INPUT MATERIAL >>
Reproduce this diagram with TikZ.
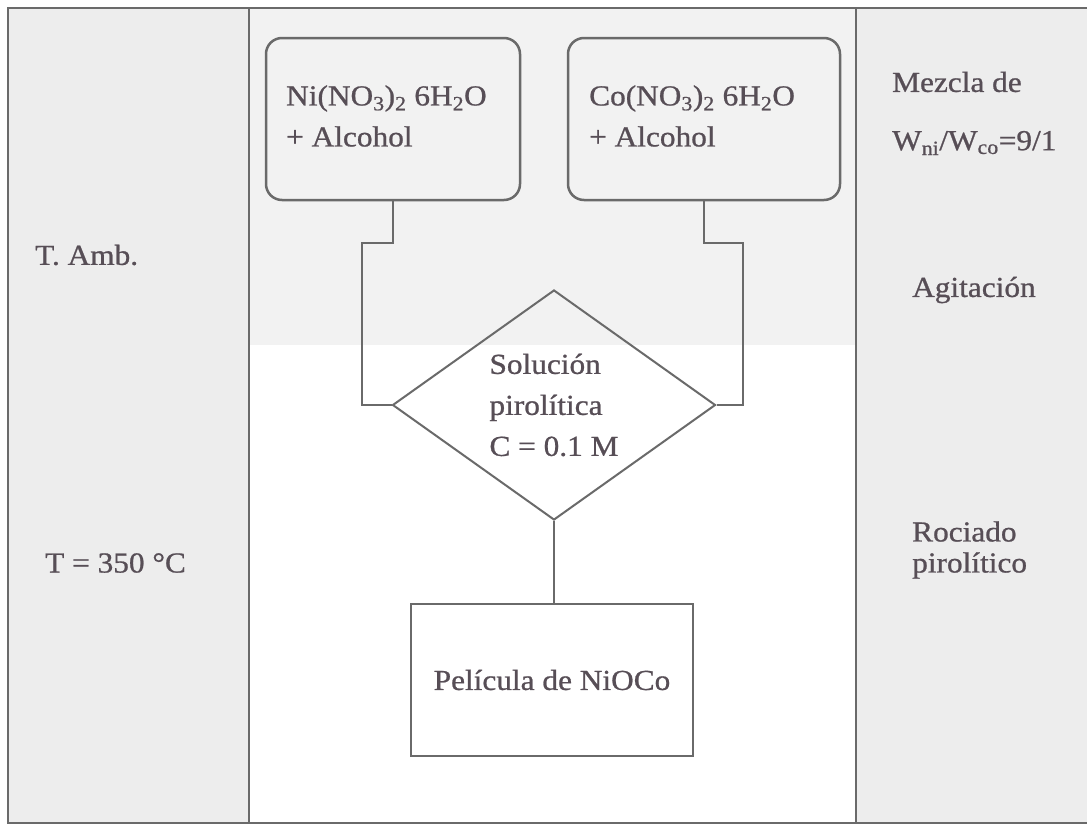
---
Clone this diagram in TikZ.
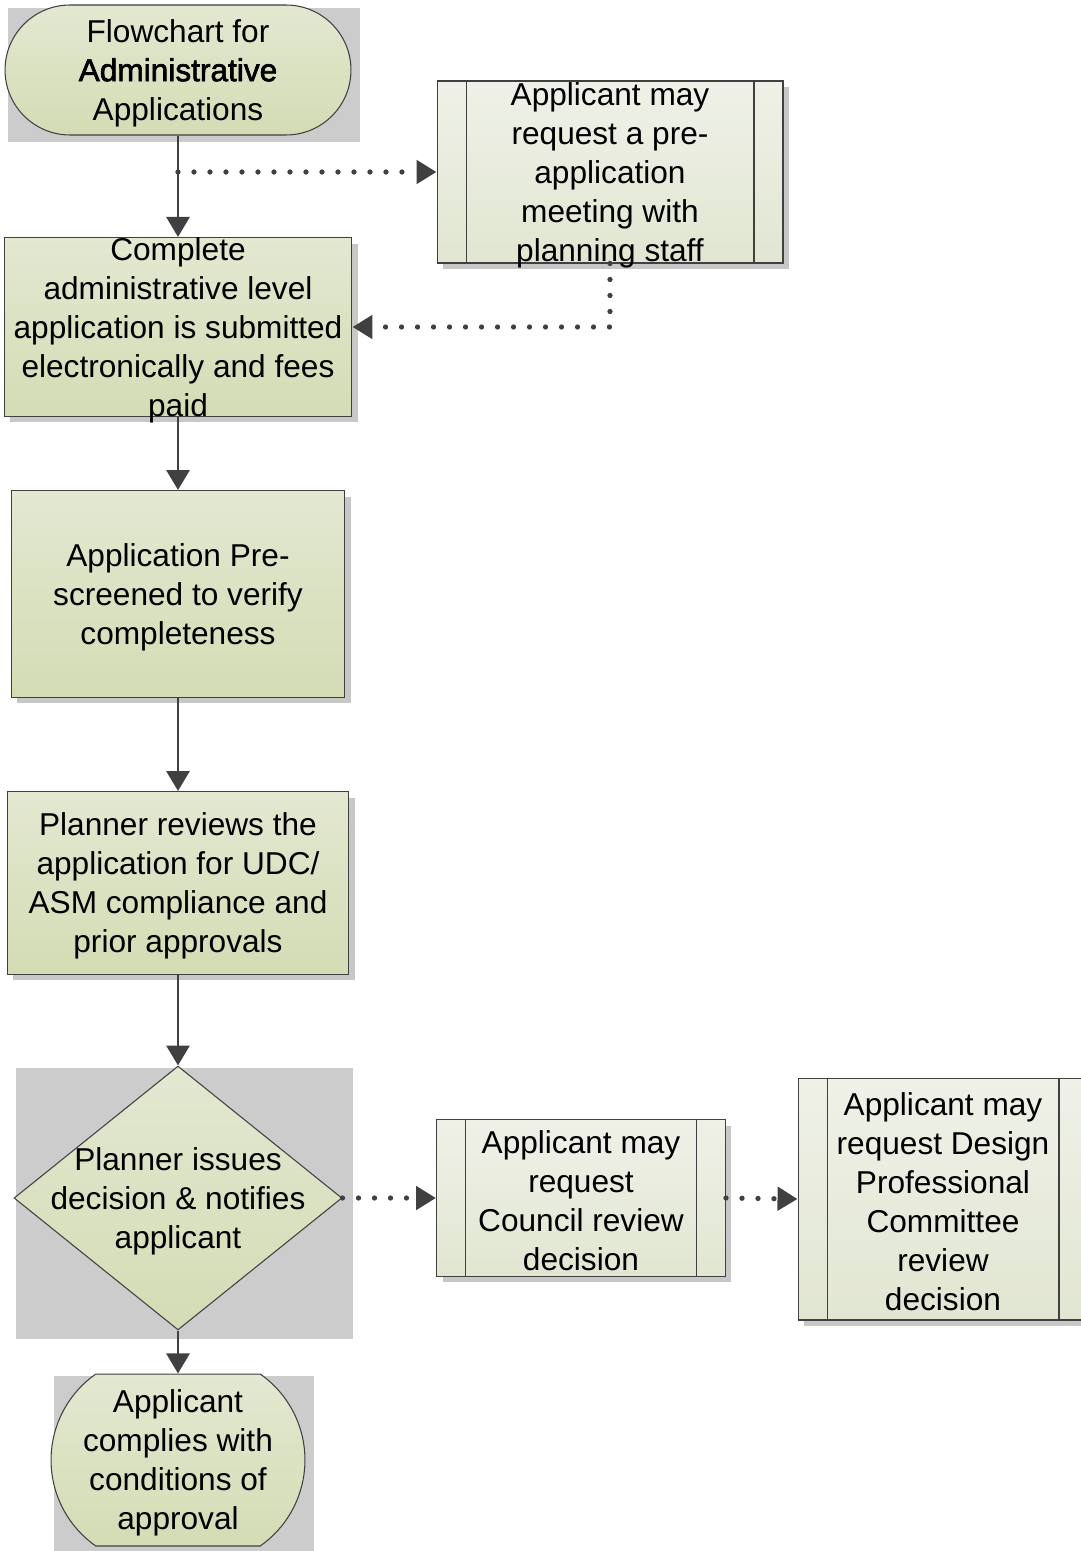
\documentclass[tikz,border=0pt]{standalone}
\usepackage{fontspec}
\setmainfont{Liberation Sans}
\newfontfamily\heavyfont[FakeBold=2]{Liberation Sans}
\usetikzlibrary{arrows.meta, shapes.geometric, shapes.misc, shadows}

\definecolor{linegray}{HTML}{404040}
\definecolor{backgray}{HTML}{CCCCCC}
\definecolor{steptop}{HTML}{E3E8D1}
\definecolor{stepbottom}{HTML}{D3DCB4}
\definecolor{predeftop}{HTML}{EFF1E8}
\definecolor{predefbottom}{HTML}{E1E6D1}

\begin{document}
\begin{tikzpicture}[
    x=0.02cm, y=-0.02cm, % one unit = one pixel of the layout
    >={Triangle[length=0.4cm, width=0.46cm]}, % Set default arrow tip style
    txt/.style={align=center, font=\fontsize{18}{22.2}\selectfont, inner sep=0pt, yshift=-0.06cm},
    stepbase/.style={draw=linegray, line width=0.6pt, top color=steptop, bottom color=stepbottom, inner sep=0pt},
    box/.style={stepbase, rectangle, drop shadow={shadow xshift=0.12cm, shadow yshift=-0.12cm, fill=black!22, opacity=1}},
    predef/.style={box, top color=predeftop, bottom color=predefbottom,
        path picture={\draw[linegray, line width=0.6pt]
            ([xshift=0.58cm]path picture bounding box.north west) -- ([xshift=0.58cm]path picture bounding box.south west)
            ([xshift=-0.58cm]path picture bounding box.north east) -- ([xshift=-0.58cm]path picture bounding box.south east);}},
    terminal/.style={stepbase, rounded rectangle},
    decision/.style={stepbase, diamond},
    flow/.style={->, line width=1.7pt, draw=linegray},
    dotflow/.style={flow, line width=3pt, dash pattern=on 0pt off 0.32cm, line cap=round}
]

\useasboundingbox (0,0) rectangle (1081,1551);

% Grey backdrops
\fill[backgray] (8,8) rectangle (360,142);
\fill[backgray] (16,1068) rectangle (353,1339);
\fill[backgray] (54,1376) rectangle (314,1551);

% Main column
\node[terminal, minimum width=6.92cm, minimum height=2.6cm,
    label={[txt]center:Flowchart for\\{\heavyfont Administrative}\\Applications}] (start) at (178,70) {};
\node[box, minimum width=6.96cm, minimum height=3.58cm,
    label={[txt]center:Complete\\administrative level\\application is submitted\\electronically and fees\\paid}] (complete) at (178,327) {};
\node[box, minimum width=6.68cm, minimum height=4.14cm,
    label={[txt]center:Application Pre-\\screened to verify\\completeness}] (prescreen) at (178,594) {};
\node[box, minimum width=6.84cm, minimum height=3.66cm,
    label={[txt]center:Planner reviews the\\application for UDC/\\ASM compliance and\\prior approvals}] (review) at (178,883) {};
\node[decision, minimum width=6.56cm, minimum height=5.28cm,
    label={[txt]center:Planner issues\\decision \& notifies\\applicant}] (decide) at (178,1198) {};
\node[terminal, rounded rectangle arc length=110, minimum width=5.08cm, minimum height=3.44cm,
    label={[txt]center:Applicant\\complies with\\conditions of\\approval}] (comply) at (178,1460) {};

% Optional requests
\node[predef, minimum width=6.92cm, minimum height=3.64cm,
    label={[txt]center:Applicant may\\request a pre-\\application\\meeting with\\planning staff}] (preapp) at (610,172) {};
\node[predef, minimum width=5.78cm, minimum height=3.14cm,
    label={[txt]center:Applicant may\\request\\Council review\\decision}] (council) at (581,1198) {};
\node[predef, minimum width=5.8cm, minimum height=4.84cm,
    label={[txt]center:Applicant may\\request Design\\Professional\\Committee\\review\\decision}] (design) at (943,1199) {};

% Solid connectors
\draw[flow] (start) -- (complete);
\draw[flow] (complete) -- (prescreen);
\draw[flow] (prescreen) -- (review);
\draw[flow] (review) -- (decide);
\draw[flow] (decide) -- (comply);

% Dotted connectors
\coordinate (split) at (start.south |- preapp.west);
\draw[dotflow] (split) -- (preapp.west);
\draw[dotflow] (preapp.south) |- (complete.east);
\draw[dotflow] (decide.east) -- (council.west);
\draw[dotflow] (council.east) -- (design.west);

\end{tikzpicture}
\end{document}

BRIEF >> Omit the pictures. Extract exactly the lines that begin with the one holding "Clone this diagram in TikZ." and end with the one holding "(0,0) rectangle (1081,1551);", inclusive.

WRITTEN SOLUTION >>
Clone this diagram in TikZ.
\documentclass[tikz,border=0pt]{standalone}
\usepackage{fontspec}
\setmainfont{Liberation Sans}
\newfontfamily\heavyfont[FakeBold=2]{Liberation Sans}
\usetikzlibrary{arrows.meta, shapes.geometric, shapes.misc, shadows}

\definecolor{linegray}{HTML}{404040}
\definecolor{backgray}{HTML}{CCCCCC}
\definecolor{steptop}{HTML}{E3E8D1}
\definecolor{stepbottom}{HTML}{D3DCB4}
\definecolor{predeftop}{HTML}{EFF1E8}
\definecolor{predefbottom}{HTML}{E1E6D1}

\begin{document}
\begin{tikzpicture}[
    x=0.02cm, y=-0.02cm, % one unit = one pixel of the layout
    >={Triangle[length=0.4cm, width=0.46cm]}, % Set default arrow tip style
    txt/.style={align=center, font=\fontsize{18}{22.2}\selectfont, inner sep=0pt, yshift=-0.06cm},
    stepbase/.style={draw=linegray, line width=0.6pt, top color=steptop, bottom color=stepbottom, inner sep=0pt},
    box/.style={stepbase, rectangle, drop shadow={shadow xshift=0.12cm, shadow yshift=-0.12cm, fill=black!22, opacity=1}},
    predef/.style={box, top color=predeftop, bottom color=predefbottom,
        path picture={\draw[linegray, line width=0.6pt]
            ([xshift=0.58cm]path picture bounding box.north west) -- ([xshift=0.58cm]path picture bounding box.south west)
            ([xshift=-0.58cm]path picture bounding box.north east) -- ([xshift=-0.58cm]path picture bounding box.south east);}},
    terminal/.style={stepbase, rounded rectangle},
    decision/.style={stepbase, diamond},
    flow/.style={->, line width=1.7pt, draw=linegray},
    dotflow/.style={flow, line width=3pt, dash pattern=on 0pt off 0.32cm, line cap=round}
]

\useasboundingbox (0,0) rectangle (1081,1551);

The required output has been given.